(Lines of data)
· · · · ·

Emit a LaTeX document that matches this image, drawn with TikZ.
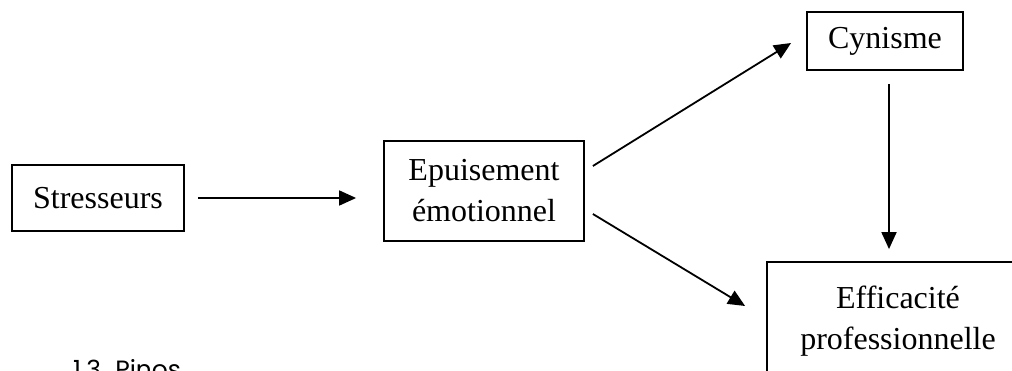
\documentclass[tikz,border=0pt]{standalone}
\usepackage{fontspec}
\setmainfont{Liberation Serif}
\newfontfamily\pinosfont{Poppins}
\usetikzlibrary{arrows.meta}
\begin{document}
\begin{tikzpicture}[x=1pt,y=-1pt,
  box/.style={draw, line width=1.8pt, inner sep=0pt, align=center,
    font=\fontsize{32}{41}\selectfont},
  arr/.style={line width=1.8pt, -{Triangle[length=17pt,width=15pt]}}]
\useasboundingbox (0,0) rectangle (1012,371);
\clip (0,0) rectangle (1012,371);
\node[box, minimum width=172pt, minimum height=66pt] (s) at (98,198) {Stresseurs};
\node[box, minimum width=200pt, minimum height=100pt] (e) at (484,191) {Epuisement\\émotionnel};
\node[box, minimum width=156pt, minimum height=58pt] (c) at (885,41) {Cynisme};
\node[box, minimum width=262pt, minimum height=118pt] (f) at (898,321) {Efficacité\\professionnelle};
\draw[arr, shorten <=13pt, shorten >=27pt] (s.east) -- (s.east -| e.west);
\draw[arr] ([shift={(8,-25)}]e.east) -- ([shift={(-15,2)}]c.west);
\draw[arr] ([shift={(8,23)}]e.east) -- ([shift={(-21,-15)}]f.west);
\draw[arr, shorten >=12pt] ([shift={(4,13)}]c.south) -- ([xshift=4pt]c.south |- f.north);
\node[anchor=base west, inner sep=0pt, font=\pinosfont\fontsize{25}{30}\selectfont] (p) at (73,378) {1.3. Pinos};
\end{tikzpicture}
\end{document}
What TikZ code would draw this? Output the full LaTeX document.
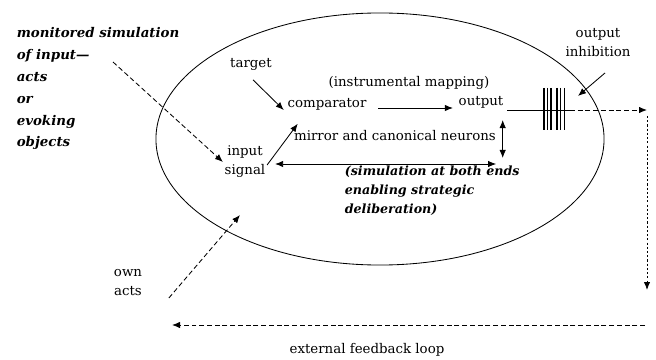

· · · · ·

- Goal of the exercise:
Reproduce the material above verbatim; omit every picture.

- Exercise answer:
Emit a LaTeX document that matches this image, drawn with TikZ.
\documentclass[tikz,border=0pt]{standalone}
\usepackage{fontspec}
\setmainfont{Liberation Serif}
\newfontfamily\pinosfont{Poppins}
\usetikzlibrary{arrows.meta}
\begin{document}
\begin{tikzpicture}[x=1pt,y=-1pt,
  box/.style={draw, line width=1.8pt, inner sep=0pt, align=center,
    font=\fontsize{32}{41}\selectfont},
  arr/.style={line width=1.8pt, -{Triangle[length=17pt,width=15pt]}}]
\useasboundingbox (0,0) rectangle (1012,371);
\clip (0,0) rectangle (1012,371);
\node[box, minimum width=172pt, minimum height=66pt] (s) at (98,198) {Stresseurs};
\node[box, minimum width=200pt, minimum height=100pt] (e) at (484,191) {Epuisement\\émotionnel};
\node[box, minimum width=156pt, minimum height=58pt] (c) at (885,41) {Cynisme};
\node[box, minimum width=262pt, minimum height=118pt] (f) at (898,321) {Efficacité\\professionnelle};
\draw[arr, shorten <=13pt, shorten >=27pt] (s.east) -- (s.east -| e.west);
\draw[arr] ([shift={(8,-25)}]e.east) -- ([shift={(-15,2)}]c.west);
\draw[arr] ([shift={(8,23)}]e.east) -- ([shift={(-21,-15)}]f.west);
\draw[arr, shorten >=12pt] ([shift={(4,13)}]c.south) -- ([xshift=4pt]c.south |- f.north);
\node[anchor=base west, inner sep=0pt, font=\pinosfont\fontsize{25}{30}\selectfont] (p) at (73,378) {1.3. Pinos};
\end{tikzpicture}
\end{document}
What TikZ code would draw this? Output the full LaTeX document.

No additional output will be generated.